### [Your instructions]
Extract the lines of the material below, beginning with the first and ending with the line that holds "const lowerLimit = -0.931;". Skip every picture.
# start of Collected material
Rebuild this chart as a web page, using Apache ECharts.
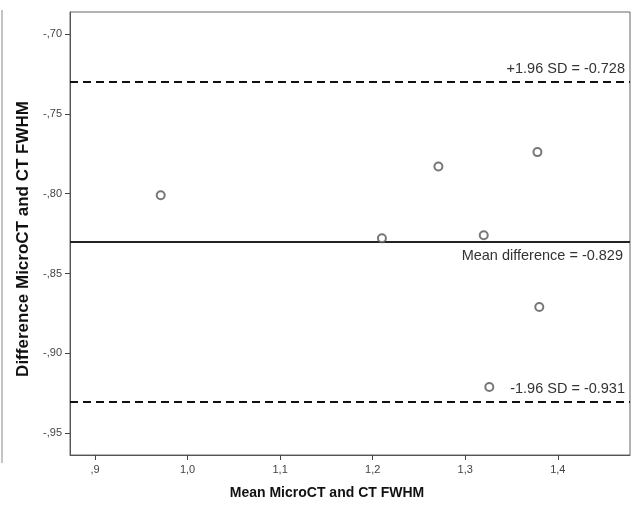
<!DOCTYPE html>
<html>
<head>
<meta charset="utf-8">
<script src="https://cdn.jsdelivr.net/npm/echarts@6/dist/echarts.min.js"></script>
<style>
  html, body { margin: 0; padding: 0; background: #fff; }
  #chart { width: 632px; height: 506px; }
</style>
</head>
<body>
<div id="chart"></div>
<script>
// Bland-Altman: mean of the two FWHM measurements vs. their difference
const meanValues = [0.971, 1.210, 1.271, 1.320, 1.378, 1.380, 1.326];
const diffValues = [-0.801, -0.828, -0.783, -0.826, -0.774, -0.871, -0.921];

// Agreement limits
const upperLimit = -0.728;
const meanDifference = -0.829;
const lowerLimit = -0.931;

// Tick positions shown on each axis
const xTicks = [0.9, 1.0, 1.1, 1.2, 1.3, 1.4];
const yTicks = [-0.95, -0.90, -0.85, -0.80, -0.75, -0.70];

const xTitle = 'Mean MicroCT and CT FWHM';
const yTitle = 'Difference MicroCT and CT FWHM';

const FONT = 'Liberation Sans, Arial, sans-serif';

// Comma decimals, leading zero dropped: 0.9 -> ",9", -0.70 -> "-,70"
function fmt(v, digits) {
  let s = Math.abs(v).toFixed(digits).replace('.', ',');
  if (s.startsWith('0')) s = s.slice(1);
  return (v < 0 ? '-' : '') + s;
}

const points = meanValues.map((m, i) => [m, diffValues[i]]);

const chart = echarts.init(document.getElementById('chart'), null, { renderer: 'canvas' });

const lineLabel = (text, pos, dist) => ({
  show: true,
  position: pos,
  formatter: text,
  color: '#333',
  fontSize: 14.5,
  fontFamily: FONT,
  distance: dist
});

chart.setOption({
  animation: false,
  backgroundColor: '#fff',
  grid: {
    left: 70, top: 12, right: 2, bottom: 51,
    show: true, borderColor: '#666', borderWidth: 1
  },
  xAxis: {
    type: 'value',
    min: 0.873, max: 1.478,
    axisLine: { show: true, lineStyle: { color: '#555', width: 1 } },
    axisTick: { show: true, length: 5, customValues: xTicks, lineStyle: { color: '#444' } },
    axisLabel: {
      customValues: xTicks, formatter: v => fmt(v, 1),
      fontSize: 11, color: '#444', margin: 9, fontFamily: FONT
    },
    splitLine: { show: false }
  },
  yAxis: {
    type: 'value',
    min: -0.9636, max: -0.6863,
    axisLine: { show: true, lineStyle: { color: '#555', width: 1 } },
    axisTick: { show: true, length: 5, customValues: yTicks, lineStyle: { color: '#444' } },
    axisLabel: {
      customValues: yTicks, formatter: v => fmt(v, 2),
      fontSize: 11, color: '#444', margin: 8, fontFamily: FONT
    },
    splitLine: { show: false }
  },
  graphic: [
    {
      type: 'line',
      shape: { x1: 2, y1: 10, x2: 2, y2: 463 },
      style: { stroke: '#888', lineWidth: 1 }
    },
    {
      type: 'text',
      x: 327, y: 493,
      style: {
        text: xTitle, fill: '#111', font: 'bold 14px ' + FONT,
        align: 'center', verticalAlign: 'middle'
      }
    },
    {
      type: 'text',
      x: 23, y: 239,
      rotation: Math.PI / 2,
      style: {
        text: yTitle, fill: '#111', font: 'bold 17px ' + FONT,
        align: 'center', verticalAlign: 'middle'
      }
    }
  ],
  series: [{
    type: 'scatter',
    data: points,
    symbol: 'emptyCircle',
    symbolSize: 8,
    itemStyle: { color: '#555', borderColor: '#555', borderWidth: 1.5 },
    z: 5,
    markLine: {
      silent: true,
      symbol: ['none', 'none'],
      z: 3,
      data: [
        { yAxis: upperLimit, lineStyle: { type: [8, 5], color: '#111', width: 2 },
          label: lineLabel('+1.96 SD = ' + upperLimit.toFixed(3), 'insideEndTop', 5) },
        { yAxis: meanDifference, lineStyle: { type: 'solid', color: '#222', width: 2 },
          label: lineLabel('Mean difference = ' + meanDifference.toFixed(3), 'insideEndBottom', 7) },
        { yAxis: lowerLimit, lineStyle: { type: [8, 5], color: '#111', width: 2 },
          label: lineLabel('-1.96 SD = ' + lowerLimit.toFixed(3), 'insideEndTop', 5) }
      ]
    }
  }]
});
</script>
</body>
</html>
# end of Collected material
### [Answer for the task]
Rebuild this chart as a web page, using Apache ECharts.
<!DOCTYPE html>
<html>
<head>
<meta charset="utf-8">
<script src="https://cdn.jsdelivr.net/npm/echarts@6/dist/echarts.min.js"></script>
<style>
  html, body { margin: 0; padding: 0; background: #fff; }
  #chart { width: 632px; height: 506px; }
</style>
</head>
<body>
<div id="chart"></div>
<script>
// Bland-Altman: mean of the two FWHM measurements vs. their difference
const meanValues = [0.971, 1.210, 1.271, 1.320, 1.378, 1.380, 1.326];
const diffValues = [-0.801, -0.828, -0.783, -0.826, -0.774, -0.871, -0.921];

// Agreement limits
const upperLimit = -0.728;
const meanDifference = -0.829;
const lowerLimit = -0.931;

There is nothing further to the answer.